Mais pour vous montrer qu'en dehors même de ces considérations, en dehors de cette rémission de vos fautes, par cela seul que vous remettez aux autres leurs péchés, vous retirez vous-même de là un grand profit, voyez combien celui qui agit ainsi a d'amis et comment son éloge est dans toutes les bouches. Ne dit-on pas : C'est un honnête homme, facile à apaiser, qui n'a pas la mémoire des injures et qui est aussi vite guéri que blessé? Qu'un tel homme vienne à tomber dans quelque malheur, qui n'aura pitié de lui ? qui ne lui pardonnera ses fautes? qui ne l'exaucera, lorsqu'il demandera une faveur pour autrui? qui ne vaudra être l'ami ou le serviteur d'un homme si bon? Ah ! je vous prie, agissons ainsi en toutes choses pour cette raison, non-seulement envers nos amis et nos parents, mais même envers nos esclaves : car, dit l'apôtre : « Modérez vos menaces, sachant que le Seigneur et d'eux et de vous est au ciel ». (Ephés.

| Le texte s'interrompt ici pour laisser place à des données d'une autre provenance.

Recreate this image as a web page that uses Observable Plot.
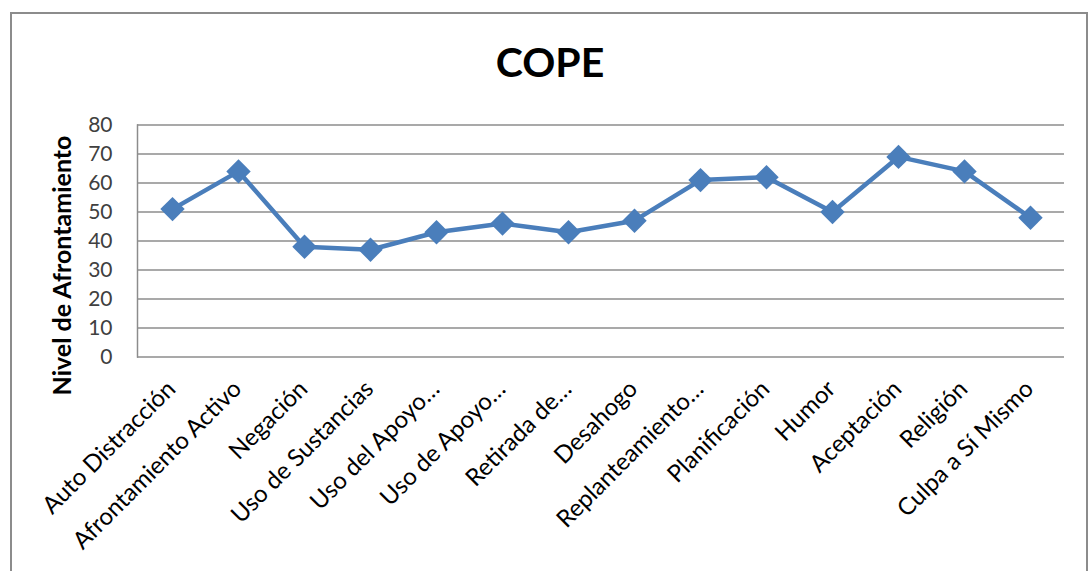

VI, 9.) Si nous remettons au prochain ses offenses, les nôtres nous seront remises aussi; elles nous seront remises, si nous faisons l'aumône, si nous sommes humbles, car c'est ainsi encore que nous nous délivrons de nos péchés. En effet, si un publicain, pour avoir dit seulement : Soyez-moi propice, moi qui suis pécheur » (Luc, XVIII, 13), s'est retiré justifié, combien plus facilement n'obtiendrons-nous pas une grande bienveillance, si nous sommes humbles et contrits? Confessons nos péchés, condamnons-nous nous-mêmes et nous effacerons urne grande partie de nos souillures . car il y a beaucoup de voies pour se purifier. Combattons donc partout le diable. Je n'ai rien dit qui fût difficile, qui fût pénible à faire. Pardonnez à celui qui vous a offensés, ayez pitié des pauvres, humiliez votre âme, et quand vous seriez de grands pécheurs, vous pourrez avoir v«re part du royaume éternel, en vous purgeant ainsi de vos fautes, en effaçant ainsi vos taches. Puissions-nous tous, lavés ici-bas de toutes les souillures de nos péchés par le moyen de la confession, obtenir là-haut les biens promis en Jésus-Christ Notre-Seigneur, qui partage avec le Père; la gloire, la puissance, etc.